## Problem
Retype only the lines from the top of the records to the line with "import pandas as pd", including that line but none of the pictures.

## Data supplied
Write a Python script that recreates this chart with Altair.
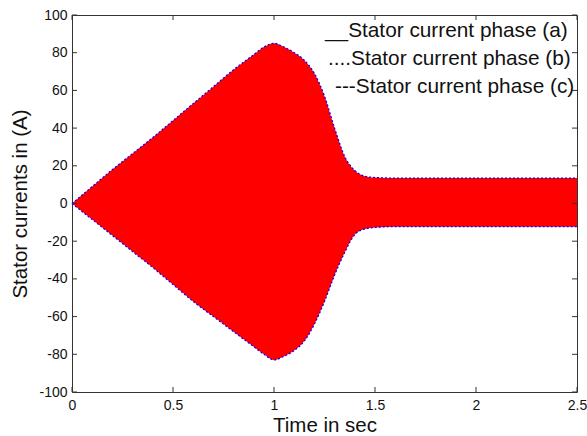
import altair as alt
import pandas as pd

# Envelope of the three-phase stator currents
time_s = [0, 0.1, 0.2, 0.3, 0.4, 0.5, 0.6, 0.7, 0.8, 0.9, 0.95, 1.0, 1.05, 1.1,
          1.15, 1.2, 1.25, 1.3, 1.35, 1.4, 1.45, 1.5, 1.6, 2.0, 2.5]
upper_A = [0, 9, 18, 26.5, 35, 44, 53, 62, 71, 79, 83, 85, 83, 80,
           76, 69, 57, 40, 25, 17.5, 14.5, 13.8, 13.5, 13.5, 13.5]
lower_A = [0, -8.5, -17, -25.5, -34, -43, -52, -60, -68, -76, -80, -83, -81, -78,
           -73, -64, -52, -38, -26, -16.5, -13.5, -12.7, -12.3, -12.3, -12.3]

x_ticks = [0, 0.5, 1, 1.5, 2, 2.5]
y_ticks = [-100, -80, -60, -40, -20, 0, 20, 40, 60, 80, 100]
legend_labels = ["__Stator current phase (a)",
                 "....Stator current phase (b)",
                 "---Stator current phase (c)"]

W, H = 505, 377
FONT = "Liberation Sans"

env = pd.DataFrame({"t": time_s, "up": upper_A, "lo": lower_A})
xt = pd.DataFrame({"t": x_ticks})
yt = pd.DataFrame({"up": y_ticks})

xscale = alt.Scale(domain=[0, 2.5], nice=False, zero=False)
yscale = alt.Scale(domain=[-100, 100], nice=False, zero=False)

xaxis = alt.Axis(values=x_ticks, ticks=False, domain=False, grid=False,
                 labelFontSize=14, labelFont=FONT, labelColor="#111",
                 labelPadding=6, labelFlush=False, labelOverlap=False,
                 labelExpr="'' + datum.value",
                 title="Time in sec", titleFont=FONT, titleFontSize=20.5,
                 titleFontWeight="normal", titleColor="#111", titlePadding=3)
yaxis = alt.Axis(values=y_ticks, ticks=False, domain=False, grid=False,
                 labelFontSize=14, labelFont=FONT, labelColor="#111",
                 labelPadding=5, labelFlush=False, labelOverlap=False,
                 labelExpr="'' + datum.value",
                 title="Stator currents in (A)", titleFont=FONT, titleFontSize=20.5,
                 titleFontWeight="normal", titleColor="#111", titlePadding=8)


def X(field):
    return alt.X(field + ":Q", scale=xscale, axis=xaxis)


def Y(field):
    return alt.Y(field + ":Q", scale=yscale, axis=yaxis)


base = alt.Chart(env)

area = base.mark_area(color="#ff0000", opacity=1, interpolate="monotone").encode(
    x=X("t"), y=Y("up"), y2="lo:Q",
)
top_edge = base.mark_line(color="#0000ff", strokeWidth=1.2, interpolate="monotone",
                          strokeDash=[2, 2]).encode(x=X("t"), y=Y("up"))
bot_edge = base.mark_line(color="#0000ff", strokeWidth=1.2, interpolate="monotone",
                          strokeDash=[2, 2]).encode(x=X("t"), y=Y("lo"))

TICK = 5
tick_col = "#333"
xb = alt.Chart(xt).mark_rule(color=tick_col).encode(
    x=X("t"), y=alt.value(H), y2=alt.value(H - TICK))
xtop = alt.Chart(xt).mark_rule(color=tick_col).encode(
    x=X("t"), y=alt.value(0), y2=alt.value(TICK))
yl = alt.Chart(yt).mark_rule(color=tick_col).encode(
    y=Y("up"), x=alt.value(0), x2=alt.value(TICK))
yr = alt.Chart(yt).mark_rule(color=tick_col).encode(
    y=Y("up"), x=alt.value(W), x2=alt.value(W - TICK))

leg_pos = [(253, 16), (256, 44), (263, 72)]
legend_layers = []
for lab, (px, py) in zip(legend_labels, leg_pos):
    legend_layers.append(
        alt.Chart(pd.DataFrame({"s": [lab]})).mark_text(
            align="left", baseline="middle", font=FONT, fontSize=20.8, color="#111"
        ).encode(x=alt.value(px), y=alt.value(py), text="s:N")
    )

chart = alt.layer(area, top_edge, bot_edge, xb, xtop, yl, yr, *legend_layers).properties(
    width=W, height=H,
    autosize=alt.AutoSizeParams(type="none"),
    padding={"left": 72, "top": 15, "right": 10, "bottom": 44},
    background="white",
).configure_view(stroke="#333", strokeWidth=1)

chart.save("out.html", embed_options={"renderer": "svg", "actions": False})
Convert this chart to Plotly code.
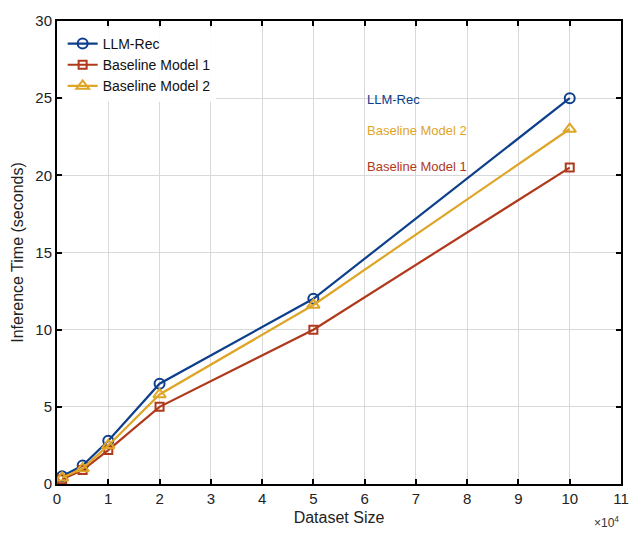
import plotly.graph_objects as go

dataset_size = [1000, 5000, 10000, 20000, 50000, 100000]
llm_rec = [0.5, 1.2, 2.8, 6.5, 12.0, 25.0]
baseline1 = [0.3, 0.9, 2.2, 5.0, 10.0, 20.5]
baseline2 = [0.4, 1.0, 2.5, 5.8, 11.6, 23.0]
x_tick_vals = [i * 10000 for i in range(12)]
x_tick_text = [str(i) for i in range(12)]
y_tick_vals = [0, 5, 10, 15, 20, 25, 30]

C_BLUE = "#0d3f8c"
C_RED = "#b0391c"
C_YEL = "#dea526"
FONT = "Liberation Sans, Arial, sans-serif"

fig = go.Figure()
fig.add_trace(go.Scatter(x=dataset_size, y=llm_rec, name="LLM-Rec", mode="lines+markers",
                         line=dict(color=C_BLUE, width=2.2),
                         marker=dict(symbol="circle-open", size=10, color=C_BLUE, line=dict(width=2))))
fig.add_trace(go.Scatter(x=dataset_size, y=baseline1, name="Baseline Model 1", mode="lines+markers",
                         line=dict(color=C_RED, width=2.2),
                         marker=dict(symbol="square-open", size=8, color=C_RED, line=dict(width=2))))
fig.add_trace(go.Scatter(x=dataset_size, y=baseline2, name="Baseline Model 2", mode="lines+markers",
                         line=dict(color=C_YEL, width=2.2),
                         marker=dict(symbol="triangle-up-open", size=11, color=C_YEL, line=dict(width=2))))

for txt, yv, col in [("LLM-Rec", 24.9, C_BLUE), ("Baseline Model 2", 22.9, C_YEL), ("Baseline Model 1", 20.6, C_RED)]:
    fig.add_annotation(x=60000, y=yv, text=txt, showarrow=False, xanchor="left", yanchor="middle",
                       font=dict(color=col, size=13, family=FONT))

fig.add_annotation(x=1.0, y=-0.082, xref="paper", yref="paper", text="×10<sup>4</sup>", showarrow=False,
                   xanchor="right", yanchor="middle", font=dict(size=12, family=FONT, color="#333"))

axis_common = dict(showline=True, linecolor="black", linewidth=2, mirror="ticks", ticks="inside",
                   ticklen=5, tickcolor="black", tickwidth=2, showgrid=True, gridcolor="#d9d9d9",
                   gridwidth=1, zeroline=False, tickfont=dict(size=15, family=FONT, color="#222"))

fig.update_xaxes(range=[0, 110000], tickvals=x_tick_vals, ticktext=x_tick_text,
                 title=dict(text="Dataset Size", font=dict(size=16, family=FONT, color="#222"), standoff=6),
                 **axis_common)
fig.update_yaxes(range=[0, 30], tickvals=y_tick_vals,
                 title=dict(text="Inference Time (seconds)", font=dict(size=16, family=FONT, color="#222"), standoff=8),
                 **axis_common)

fig.update_layout(width=641, height=536, margin=dict(l=57, r=17, t=15, b=50),
                  plot_bgcolor="white", paper_bgcolor="white",
                  legend=dict(x=0.01, y=0.985, xanchor="left", yanchor="top", bgcolor="rgba(255,255,255,0.9)",
                              font=dict(size=14, family=FONT, color="#111"), tracegroupgap=0, itemwidth=30),
                  showlegend=True)

fig.write_html("out.html")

## Problem solution
Write a Python script that recreates this chart with Altair.
import altair as alt
import pandas as pd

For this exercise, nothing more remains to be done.